6. If reactors were built and waste dispaosal were done to reflect what we now know about radiation - that its about 1000 times less dangerous than those old cold war regulations suggest - as evinced by the zero death count from radiation at 3MI and Fukushima and the piddling death count at Chernobyl - less than a hundred people, all exposed to massive single doses fighting fires - then most of the cost would vanish.
Nevertheless this project is, while sexy, not really commercial. We dont need advanced reactors, we need cheap reactors, and that means trying to meet regulatory ratcheting driven by anti-nuclear sentiment paid for by other energy interests with simple cost effective boring ordinary 50 year old technology that is developed to be quick to manufactire and install, and cheap.

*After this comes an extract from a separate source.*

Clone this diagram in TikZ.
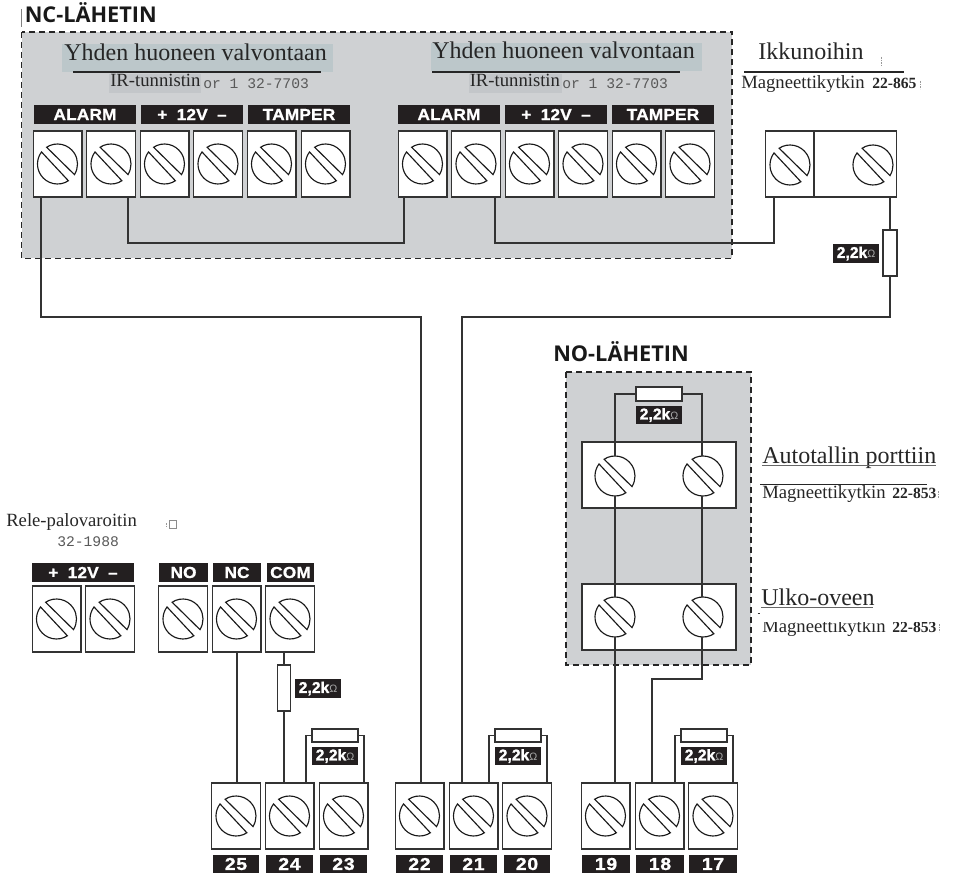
\documentclass[tikz,border=0pt]{standalone}
\usepackage{fontspec}
\usetikzlibrary{calc}
\setmainfont{Liberation Serif}
\newfontfamily\headfont{Open Sans}[BoldFont={* Bold}]
\newfontfamily\tagfont[FakeStretch=1.08,FakeBold=1,LetterSpace=1]{Liberation Sans Bold}
\newfontfamily\numfont[FakeStretch=1.12,FakeBold=1,LetterSpace=4]{Liberation Sans Bold}
\newfontfamily\resfont[FakeBold=1]{Liberation Sans Bold}
\newfontfamily\omfont{Liberation Sans}
\newfontfamily\monofont{Liberation Mono}
\definecolor{panel}{HTML}{CFD1D3}
\definecolor{hilite}{HTML}{BCC7CA}
\definecolor{hilitetwo}{HTML}{C3C6C9}
\definecolor{wirecol}{HTML}{333333}
\definecolor{tagcol}{HTML}{231F20}
\tikzset{
  panelbox/.style={draw=black!85,fill=panel,line width=1pt,dash pattern=on 4.5pt off 3pt},
  wire/.style={draw=wirecol,line width=1.25pt,line join=miter},
  termbox/.style={draw=wirecol,fill=white,line width=1.1pt,minimum width=36.4pt,minimum height=49.2pt,inner sep=0pt,outer sep=0pt},
  screwline/.style={draw=black!90,fill=white,line width=0.85pt},
  screw/.pic={
    \path[screwline] (123:20) arc[start angle=123,end angle=-32,radius=20] -- cycle;
    \path[screwline] (-57:20) arc[start angle=-57,end angle=-217,radius=20] -- cycle;
  },
  tagbox/.style={fill=tagcol,text=white,font=\tagfont\fontsize{12}{12}\selectfont,inner sep=0pt,outer sep=0pt,minimum height=14.25pt},
  numbox/.style={fill=tagcol,text=white,font=\numfont\fontsize{13}{13}\selectfont,inner sep=0pt,outer sep=0pt,minimum height=14.25pt},
  resbox/.style={draw=wirecol,fill=white,line width=1.1pt,inner sep=0pt,outer sep=0pt},
  reslabel/.style={fill=tagcol,text=white,inner sep=0pt,outer sep=0pt,minimum width=34.5pt,minimum height=14pt,font=\resfont\fontsize{11.8}{12}\selectfont},
  head/.style={anchor=base west,inner sep=0pt,font=\headfont\bfseries\fontsize{16.3}{17}\selectfont,text=black!90},
  bigtxt/.style={anchor=base west,inner sep=0pt,font=\fontsize{18}{18}\selectfont,text=black!85},
  midtxt/.style={anchor=base west,inner sep=0pt,font=\fontsize{14}{14}\selectfont,text=black!85},
  boldnum/.style={anchor=base west,inner sep=0pt,font=\bfseries\fontsize{11.7}{12}\selectfont,text=black!85},
  monotxt/.style={anchor=base west,inner sep=0pt,font=\monofont\fontsize{11}{11}\selectfont,text=black!65},
  ruleline/.style={draw=black!85,line width=0.8pt},
  scrap/.style={draw=black!40,line width=0.4pt,dash pattern=on 1.2pt off 0.8pt},
}
\newcommand\termb[3]{\node[termbox] (#1) at (#2,#3) {}; \pic at (#1) {screw};}
\newcommand\resval{2,2k{\omfont\fontsize{8}{8}\selectfont\textcolor{black!35}{Ω}}}
\begin{document}
\begin{tikzpicture}[x=0.75pt,y=0.75pt,yscale=-1]
\useasboundingbox (0,0) rectangle (953,873);
% panels
\path[panelbox] (21.5,32) rectangle (732,258.5);
\path[panelbox] (566,372) rectangle (751,665);
% titles
\draw[draw=black!50,line width=0.4pt] (21.5,9) -- (21.5,27);
\node[head] (nchead) at (24.5,22.5) {NC-LÄHETIN};
\node[head] (nohead) at (553,362) {NO-LÄHETIN};
% highlights and texts, panel one
\fill[hilite] (62,44) rectangle (333,72);
\fill[hilite] (431,43) rectangle (702,71);
\fill[hilitetwo] (109,74) rectangle (201,93);
\fill[hilitetwo] (469,74) rectangle (562,93);
\draw[ruleline] (73,72) -- (321,72);
\draw[ruleline] (432,72) -- (680,72);
\node[bigtxt] (ya) at (64,61) {Yhden huoneen valvontaan};
\node[bigtxt] (yb) at (432,59) {Yhden huoneen valvontaan};
\node[midtxt] (ira) at (110,87) {IR-tunnistin};
\node[midtxt] (irb) at (469.5,87) {IR-tunnistin};
\node[monotxt] (ora) at (203,89) {or 1 32-7703};
\node[monotxt] (orb) at (562,89) {or 1 32-7703};
% window switch text
\node[bigtxt] (ikk) at (758,60) {Ikkunoihin};
\draw[ruleline] (744,72) -- (904,72);
\node[midtxt] (mka) at (741,89) {Magneettikytkin};
\node[boldnum] (mkan) at (872,89) {22-865};
\draw[scrap] (881,57) -- (881,66);
\draw[scrap] (920,81) -- (920,89);
% tags panel one
\node[tagbox,minimum width=76.5pt] (la) at (85,114.5) {ALARM};
\node[tagbox,minimum width=76.5pt] (lb) at (192,114.5) {+\hspace{7pt}12V\hspace{7pt}–};
\node[tagbox,minimum width=76.5pt] (lc) at (299,114.5) {TAMPER};
\node[tagbox,minimum width=76.5pt] (ld) at (449,114.5) {ALARM};
\node[tagbox,minimum width=76.5pt] (le) at (556,114.5) {+\hspace{7pt}12V\hspace{7pt}–};
\node[tagbox,minimum width=76.5pt] (lf) at (663,114.5) {TAMPER};
% terminals panel one
\termb{a1}{57.5}{164}\termb{a2}{111}{164}\termb{a3}{164.5}{164}\termb{a4}{218}{164}\termb{a5}{271.5}{164}\termb{a6}{325.5}{164}
\termb{b1}{422.5}{164}\termb{b2}{476}{164}\termb{b3}{529.5}{164}\termb{b4}{583}{164}\termb{b5}{636.5}{164}\termb{b6}{690}{164}
% window switch
\node[termbox,minimum width=36.4pt] (wa) at (789.5,164) {};
\node[termbox,minimum width=61.7pt] (wb) at (855.5,164) {};
\coordinate (wascrew) at (790,165);
\coordinate (wbscrew) at (873,165);
\pic at (wascrew) {screw};
\pic at (wbscrew) {screw};
\node[resbox,minimum width=10.5pt,minimum height=34.5pt] (rw) at (890,253) {};
\node[reslabel] (rwl) at (856,253.5) {\resval};
% relay
\node[midtxt] (rele) at (6,526) {Rele-palovaroitin};
\node[monotxt] (relen) at (57,546) {32-1988};
\draw[draw=black!45,line width=0.4pt] (169.5,520.5) rectangle (176.5,528);
\draw[scrap] (166,523) -- (166,528);
\node[tagbox,minimum width=76.5pt] (lr) at (83,572.5) {+\hspace{7pt}12V\hspace{7pt}–};
\node[tagbox,minimum width=36.5pt] (lno) at (183.5,572.5) {NO};
\node[tagbox,minimum width=36pt] (lnc) at (237,572.5) {NC};
\node[tagbox,minimum width=35.5pt] (lcom) at (290.5,572.5) {COM};
\termb{r1}{56.5}{619}\termb{r2}{110}{619}
\termb{r3}{183}{619}\termb{r4}{236.5}{619}\termb{r5}{290}{619}
\node[resbox,minimum width=10pt,minimum height=34.5pt] (rc) at (284,688) {};
\node[reslabel] (rcl) at (318,688.5) {\resval};
% bottom terminals
\termb{t25}{236}{816}\termb{t24}{289.5}{816}\termb{t23}{343.5}{816}
\termb{t22}{419.5}{816}\termb{t21}{473.5}{816}\termb{t20}{527}{816}
\termb{t19}{605.5}{816}\termb{t18}{659.5}{816}\termb{t17}{713}{816}
\node[numbox,minimum width=34.5pt] (n25) at (236,864) {25};
\node[numbox,minimum width=35pt] (n24) at (289.5,864) {24};
\node[numbox,minimum width=35pt] (n23) at (343.5,864) {23};
\node[numbox,minimum width=35pt] (n22) at (419.5,864) {22};
\node[numbox,minimum width=35pt] (n21) at (473.5,864) {21};
\node[numbox,minimum width=35pt] (n20) at (527,864) {20};
\node[numbox,minimum width=35.5pt] (n19) at (606,864) {19};
\node[numbox,minimum width=36pt] (n18) at (660,864) {18};
\node[numbox,minimum width=36pt] (n17) at (713,864) {17};
% bottom resistors
\node[resbox,minimum width=34.5pt,minimum height=10pt] (r23) at (335,735.5) {};
\node[reslabel] (r23l) at (335,756) {\resval};
\node[resbox,minimum width=34.5pt,minimum height=10pt] (r20) at (518,735.5) {};
\node[reslabel] (r20l) at (518,756) {\resval};
\node[resbox,minimum width=34.5pt,minimum height=10pt] (r17) at (704,735.5) {};
\node[reslabel] (r17l) at (704,756) {\resval};
% NO panel
\node[termbox,minimum width=115.5pt] (g1) at (659,475) {};
\node[termbox,minimum width=115.5pt] (g2) at (659,617) {};
\coordinate (g1l) at (615,476);
\coordinate (g1r) at (703,476);
\coordinate (g2l) at (615,617);
\coordinate (g2r) at (703,617);
\pic at (g1l) {screw};
\pic at (g1r) {screw};
\pic at (g2l) {screw};
\pic at (g2r) {screw};
\node[resbox,minimum width=34.5pt,minimum height=10.5pt] (rn) at (659,394) {};
\node[reslabel] (rnl) at (659,415) {\resval};
\node[bigtxt] (auto) at (762,463) {Autotallin porttiin};
\draw[draw=black!60,line width=0.9pt] (762,465.5) -- (936,465.5);
\draw[ruleline] (760,484.5) -- (927,484.5);
\node[midtxt] (mkb) at (762,498) {Magneettikytkin};
\node[boldnum] (mkbn) at (892,498) {22-853};
\draw[scrap] (938,491) -- (938,498);
\node[bigtxt] (ulko) at (761,605) {Ulko-oveen};
\draw[draw=black!60,line width=0.9pt] (761,607.5) -- (873,607.5);
\draw[draw=black!80,line width=0.8pt] (757.5,613.5) -- (759.5,613.5);
\begin{scope}
  \clip (755,622.5) rectangle (945,640);
  \node[midtxt] (mkc) at (762,632) {Magneettikytkin};
  \node[boldnum] (mkcn) at (892,632) {22-853};
\end{scope}
\draw[scrap] (939,624) -- (939,632);
% wires
\coordinate (bendl) at (200,317);
\coordinate (bendr) at (700,317);
\coordinate (bendm) at (680,679);
\coordinate (linka) at (300,243);
\coordinate (linkb) at (600,243);
\draw[wire] ($(a1.south)+(-16.5,0)$) |- (bendl) -| ($(t22.north)+(1.5,0)$);
\draw[wire] ($(a2.south)+(17,0)$) |- (linka) -| ($(b1.south)+(-18.5,0)$);
\draw[wire] ($(b2.south)+(19,0)$) |- (linkb) -| ($(wa.south)+(-15.5,0)$);
\draw[wire] ($(wb.south)+(34.5,0)$) -- (rw.north);
\draw[wire] (rw.south) |- (bendr) -| ($(t21.north)+(-11.5,0)$);
\draw[wire] ($(r4.south)+(0.5,0)$) -- ($(t25.north)+(1,0)$);
\draw[wire] ($(r5.south)+(-6,0)$) -- (rc.north);
\draw[wire] (rc.south) -- ($(t24.north)+(-5.5,0)$);
\draw[wire] ($(t24.north)+(16.5,0)$) |- (r23.west);
\draw[wire] ($(t23.north)+(20.5,0)$) |- (r23.east);
\draw[wire] ($(t21.north)+(15.5,0)$) |- (r20.west);
\draw[wire] ($(t20.north)+(20,0)$) |- (r20.east);
\draw[wire] ($(t18.north)+(15.5,0)$) |- (r17.west);
\draw[wire] ($(t17.north)+(20,0)$) |- (r17.east);
\draw[wire] ($(g1l)+(0,-20)$) |- (rn.west);
\draw[wire] ($(g1r)+(-1,-20)$) |- (rn.east);
\draw[wire] ($(g1l)+(0,20)$) -- ($(g2l)+(0,-20)$);
\draw[wire] ($(g1r)+(-1,20)$) -- ($(g2r)+(-1,-20)$);
\draw[wire] ($(g2l)+(0,20)$) -- ($(t19.north)+(9.5,0)$);
\draw[wire] ($(g2r)+(-1,20)$) |- (bendm) -| ($(t18.north)+(-7.5,0)$);
\end{tikzpicture}
\end{document}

If the nuclear industry spent one percent of the money it spends on trying to meet insane and ever moving safety goal posts, on educating people on how safe it was...
Having said that, heatbanks as a way of storing heat energy before conversion to electricity are interesting and may be more cost effective at supplying peak demand than building either pumped hydro (if handy nesaby mountains and water exist) than overcapacity of reactors running below full capacity much of the time.
What is disppointing in reading posts by El Reg readers is that one would have expected the readership to be both techically savvy and capable of researching what this project actually is, and yet the majority of comments betray utter ignorance of either.